8 to 10 High Street March 2010
8 to 10 High Street March 2010

The Bedfordshire Historic Environment Record [HER] contains information on the county’s historic buildings and landscapes and summaries of each entry can now be found online as part of the Heritage Gateway website. The entry for 8 and 10 High Street [HER 2313] notes that the property dates to the 18th century and is built of colour washed brick with an old tile roof. The shop window in the left hand side of the property is also 18th century.

The Rating and Valuation Act 1925 specified that every building and piece of land in the country was to be assessed to determine its rateable value. Most of Bedfordshire was valued in 1927 and the valuer visiting 8 and 10 High Street [DV1/C156/146] found it owned by the trustees of Harold Brawn and occupied by butcher Sidney Arthur Jeffs who paid £40 per annum in rent which the valuer considered “very low”

The premises comprised a shop (17 feet by 13 feet 6 inches) and “ice box” or cold store (7 feet by 13 feet), two reception rooms, a kitchen and scullery and four bedrooms above. A washhouse, coal and wood barn and earth closet all stood outside. Water came from a pump in the yard. All in all, the valuer considered it a “big rambling place”.

Outside lay a number of buildings connected with Jeffs’ trade as a butcher and were rented along with the house and shop.

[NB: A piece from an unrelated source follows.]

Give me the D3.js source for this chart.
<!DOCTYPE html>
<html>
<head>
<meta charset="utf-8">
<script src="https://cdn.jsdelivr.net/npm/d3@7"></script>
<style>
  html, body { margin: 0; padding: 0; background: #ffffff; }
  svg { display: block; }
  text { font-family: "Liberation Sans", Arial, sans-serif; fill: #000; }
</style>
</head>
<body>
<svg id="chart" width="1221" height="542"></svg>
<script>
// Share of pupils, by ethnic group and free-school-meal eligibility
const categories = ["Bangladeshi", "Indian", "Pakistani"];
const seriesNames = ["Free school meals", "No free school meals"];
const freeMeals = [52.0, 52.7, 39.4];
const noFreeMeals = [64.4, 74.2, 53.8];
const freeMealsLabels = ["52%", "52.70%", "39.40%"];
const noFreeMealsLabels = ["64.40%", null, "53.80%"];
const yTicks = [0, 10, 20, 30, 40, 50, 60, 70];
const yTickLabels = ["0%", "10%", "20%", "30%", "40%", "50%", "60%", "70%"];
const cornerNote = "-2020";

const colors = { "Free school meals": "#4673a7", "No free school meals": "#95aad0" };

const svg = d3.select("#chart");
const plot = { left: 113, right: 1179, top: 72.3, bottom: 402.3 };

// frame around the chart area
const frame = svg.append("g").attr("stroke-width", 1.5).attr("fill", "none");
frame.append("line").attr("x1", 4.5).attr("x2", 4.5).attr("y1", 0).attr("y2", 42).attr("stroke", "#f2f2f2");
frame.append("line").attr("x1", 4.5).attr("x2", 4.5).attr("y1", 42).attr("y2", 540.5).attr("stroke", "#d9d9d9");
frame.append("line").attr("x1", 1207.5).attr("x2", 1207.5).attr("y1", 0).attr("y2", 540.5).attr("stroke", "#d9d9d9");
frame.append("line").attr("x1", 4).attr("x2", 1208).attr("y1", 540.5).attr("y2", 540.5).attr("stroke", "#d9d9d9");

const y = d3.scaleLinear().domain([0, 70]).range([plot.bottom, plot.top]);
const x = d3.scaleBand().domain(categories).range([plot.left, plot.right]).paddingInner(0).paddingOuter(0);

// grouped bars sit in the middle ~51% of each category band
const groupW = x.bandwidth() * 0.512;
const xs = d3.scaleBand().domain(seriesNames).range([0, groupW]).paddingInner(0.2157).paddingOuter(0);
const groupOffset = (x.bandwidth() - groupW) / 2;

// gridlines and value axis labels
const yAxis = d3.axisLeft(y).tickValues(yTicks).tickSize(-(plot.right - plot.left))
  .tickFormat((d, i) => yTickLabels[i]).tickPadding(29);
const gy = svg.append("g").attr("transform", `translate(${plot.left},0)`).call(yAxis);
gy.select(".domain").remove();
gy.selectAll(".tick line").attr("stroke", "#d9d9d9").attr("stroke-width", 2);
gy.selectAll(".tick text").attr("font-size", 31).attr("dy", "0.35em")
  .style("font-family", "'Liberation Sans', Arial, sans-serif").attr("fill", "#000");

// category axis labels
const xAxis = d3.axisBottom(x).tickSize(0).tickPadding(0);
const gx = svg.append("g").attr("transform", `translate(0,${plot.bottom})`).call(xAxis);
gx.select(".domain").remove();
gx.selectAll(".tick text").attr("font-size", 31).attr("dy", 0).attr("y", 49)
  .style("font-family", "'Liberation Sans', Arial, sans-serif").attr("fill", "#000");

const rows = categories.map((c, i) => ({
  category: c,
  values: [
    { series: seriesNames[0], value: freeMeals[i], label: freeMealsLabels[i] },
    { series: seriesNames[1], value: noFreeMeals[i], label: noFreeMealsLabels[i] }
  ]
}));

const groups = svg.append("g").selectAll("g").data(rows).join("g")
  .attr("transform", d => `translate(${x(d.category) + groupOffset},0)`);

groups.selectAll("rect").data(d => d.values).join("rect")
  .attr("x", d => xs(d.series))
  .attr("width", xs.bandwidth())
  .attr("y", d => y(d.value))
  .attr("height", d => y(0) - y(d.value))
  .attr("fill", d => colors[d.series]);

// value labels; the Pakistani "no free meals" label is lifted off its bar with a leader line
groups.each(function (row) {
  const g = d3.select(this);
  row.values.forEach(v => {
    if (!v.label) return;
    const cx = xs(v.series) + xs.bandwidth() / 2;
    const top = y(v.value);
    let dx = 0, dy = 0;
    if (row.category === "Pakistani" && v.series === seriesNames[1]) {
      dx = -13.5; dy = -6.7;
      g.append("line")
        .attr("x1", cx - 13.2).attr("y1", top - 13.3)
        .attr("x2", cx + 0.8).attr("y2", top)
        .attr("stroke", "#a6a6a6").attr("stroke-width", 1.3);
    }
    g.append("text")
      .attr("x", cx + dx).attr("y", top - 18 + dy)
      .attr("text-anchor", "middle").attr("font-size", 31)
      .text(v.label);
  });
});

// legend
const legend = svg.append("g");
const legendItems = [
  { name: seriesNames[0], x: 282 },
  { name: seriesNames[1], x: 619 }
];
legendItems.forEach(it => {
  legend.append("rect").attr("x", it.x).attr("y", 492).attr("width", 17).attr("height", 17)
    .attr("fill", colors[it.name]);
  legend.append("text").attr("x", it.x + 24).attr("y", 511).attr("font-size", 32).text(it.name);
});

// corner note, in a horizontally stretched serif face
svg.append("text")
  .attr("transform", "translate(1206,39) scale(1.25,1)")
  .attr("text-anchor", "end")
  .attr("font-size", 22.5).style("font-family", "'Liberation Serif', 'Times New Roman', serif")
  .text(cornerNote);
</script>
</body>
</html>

These included: a brick and tile cowplace for five beasts and meal room with a loft over; a wood and tiled two bay open hovel; a wood and corrugated iron poultry house; a wood and corrugated iron pig box; a wood and tiled slaughter house; three wood and tiled pig pens; a wood and corrugated iron pig box and yard; two wood and corrugated iron pigsties and yards; a wood and corrugated iron store barn used as a garage and a sausage room.

Until at least 1949 the post office was at 25 High Street [X535/5]. In 1974 planning permission was sought to alter, extend and improve the premises by grocery firm Dudeney and Johnston Limited [BorBTP/74/1077] and two years later permission was sought for alterations and extensions to what had, by then, become the post office by R. J. and M. Denton [BorBTP/76/1031]. In 1997 an application was made to change use from an office to residential accommodation [PCGreatBarford18/51] but at the time of writing [2010] the premises remains a post office.